**Provided material**

▬▬▬▬▬▬

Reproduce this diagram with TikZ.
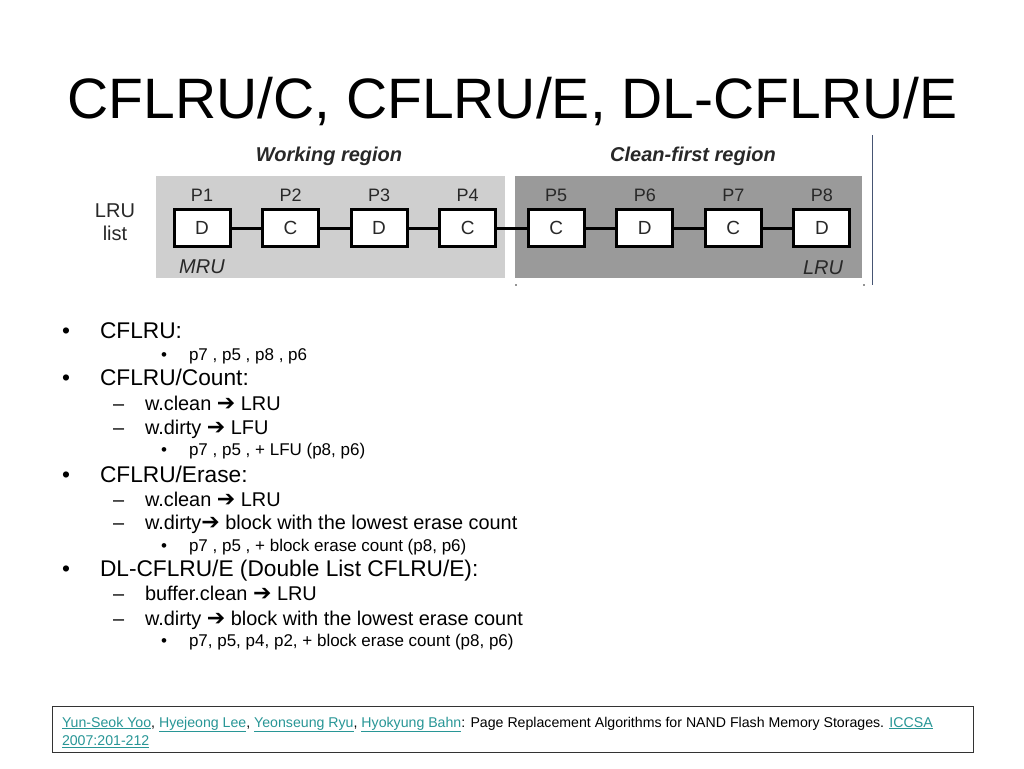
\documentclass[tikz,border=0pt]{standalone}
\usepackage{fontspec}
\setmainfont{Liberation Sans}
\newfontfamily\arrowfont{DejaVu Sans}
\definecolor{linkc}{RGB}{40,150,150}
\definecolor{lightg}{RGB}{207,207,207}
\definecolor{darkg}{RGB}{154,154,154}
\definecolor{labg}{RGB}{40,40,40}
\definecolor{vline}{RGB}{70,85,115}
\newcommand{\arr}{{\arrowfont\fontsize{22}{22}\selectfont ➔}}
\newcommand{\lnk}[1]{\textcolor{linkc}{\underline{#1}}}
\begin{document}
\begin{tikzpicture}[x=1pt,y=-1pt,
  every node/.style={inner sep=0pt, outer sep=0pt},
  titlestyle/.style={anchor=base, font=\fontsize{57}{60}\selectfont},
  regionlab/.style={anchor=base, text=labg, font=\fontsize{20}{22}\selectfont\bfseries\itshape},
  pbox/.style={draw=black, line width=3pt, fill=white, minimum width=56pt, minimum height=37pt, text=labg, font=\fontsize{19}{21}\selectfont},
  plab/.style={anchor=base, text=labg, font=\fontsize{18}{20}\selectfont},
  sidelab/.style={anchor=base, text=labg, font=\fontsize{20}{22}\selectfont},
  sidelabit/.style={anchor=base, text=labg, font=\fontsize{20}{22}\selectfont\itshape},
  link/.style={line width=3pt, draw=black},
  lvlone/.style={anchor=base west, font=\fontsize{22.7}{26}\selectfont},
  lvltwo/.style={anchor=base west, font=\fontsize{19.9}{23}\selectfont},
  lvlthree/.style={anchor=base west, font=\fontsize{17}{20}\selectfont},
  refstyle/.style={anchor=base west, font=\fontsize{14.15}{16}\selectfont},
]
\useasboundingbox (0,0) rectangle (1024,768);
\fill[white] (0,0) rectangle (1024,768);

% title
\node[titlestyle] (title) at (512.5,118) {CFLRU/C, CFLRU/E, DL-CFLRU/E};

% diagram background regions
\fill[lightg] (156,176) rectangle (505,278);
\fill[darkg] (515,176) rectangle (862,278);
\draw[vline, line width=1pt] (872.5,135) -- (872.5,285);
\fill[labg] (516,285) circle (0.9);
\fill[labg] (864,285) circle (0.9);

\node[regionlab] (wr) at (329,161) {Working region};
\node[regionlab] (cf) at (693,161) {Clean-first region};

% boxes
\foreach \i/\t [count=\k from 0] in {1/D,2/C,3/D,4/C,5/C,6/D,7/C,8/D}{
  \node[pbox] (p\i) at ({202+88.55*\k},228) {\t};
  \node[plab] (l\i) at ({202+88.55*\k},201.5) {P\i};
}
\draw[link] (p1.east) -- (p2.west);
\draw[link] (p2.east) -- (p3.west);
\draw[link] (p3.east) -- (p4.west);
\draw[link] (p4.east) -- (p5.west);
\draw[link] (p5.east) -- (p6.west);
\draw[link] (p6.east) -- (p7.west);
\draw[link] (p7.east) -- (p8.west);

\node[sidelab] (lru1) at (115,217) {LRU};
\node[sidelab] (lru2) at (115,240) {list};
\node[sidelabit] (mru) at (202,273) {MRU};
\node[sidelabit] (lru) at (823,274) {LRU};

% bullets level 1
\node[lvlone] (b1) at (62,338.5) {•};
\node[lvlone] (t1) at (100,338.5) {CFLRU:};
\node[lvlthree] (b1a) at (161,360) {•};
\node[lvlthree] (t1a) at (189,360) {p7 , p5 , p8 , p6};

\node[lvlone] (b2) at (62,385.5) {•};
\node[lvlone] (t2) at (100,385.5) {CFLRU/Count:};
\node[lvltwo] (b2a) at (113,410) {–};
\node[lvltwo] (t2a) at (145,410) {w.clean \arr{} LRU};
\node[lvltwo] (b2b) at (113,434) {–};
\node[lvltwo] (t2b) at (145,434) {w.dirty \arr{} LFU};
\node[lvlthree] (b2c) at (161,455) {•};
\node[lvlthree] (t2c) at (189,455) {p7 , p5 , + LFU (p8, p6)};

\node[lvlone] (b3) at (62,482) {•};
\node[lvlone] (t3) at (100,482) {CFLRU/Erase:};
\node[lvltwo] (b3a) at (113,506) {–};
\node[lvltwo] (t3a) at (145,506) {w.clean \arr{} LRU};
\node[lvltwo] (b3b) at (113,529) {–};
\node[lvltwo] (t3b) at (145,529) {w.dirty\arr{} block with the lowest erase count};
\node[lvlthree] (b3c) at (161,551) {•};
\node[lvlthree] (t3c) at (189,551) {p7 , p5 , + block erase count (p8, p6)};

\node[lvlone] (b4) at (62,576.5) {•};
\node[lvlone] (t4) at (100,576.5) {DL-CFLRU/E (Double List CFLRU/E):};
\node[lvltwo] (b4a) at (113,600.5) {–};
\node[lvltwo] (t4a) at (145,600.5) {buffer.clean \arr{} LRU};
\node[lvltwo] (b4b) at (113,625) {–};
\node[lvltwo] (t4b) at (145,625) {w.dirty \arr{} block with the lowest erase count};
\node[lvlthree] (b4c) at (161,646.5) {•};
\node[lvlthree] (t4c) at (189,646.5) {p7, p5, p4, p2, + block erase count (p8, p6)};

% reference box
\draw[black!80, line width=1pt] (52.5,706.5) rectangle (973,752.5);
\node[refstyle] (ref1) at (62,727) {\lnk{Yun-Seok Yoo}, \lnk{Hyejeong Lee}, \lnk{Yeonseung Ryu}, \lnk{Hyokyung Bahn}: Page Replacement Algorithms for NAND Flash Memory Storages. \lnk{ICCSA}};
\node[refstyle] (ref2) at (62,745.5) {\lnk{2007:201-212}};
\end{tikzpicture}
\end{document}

▬▬▬▬▬▬

**What is required**
Find the lines above that include the string "diagram" and copy them.

**The completed task**
Reproduce this diagram with TikZ.
% diagram background regions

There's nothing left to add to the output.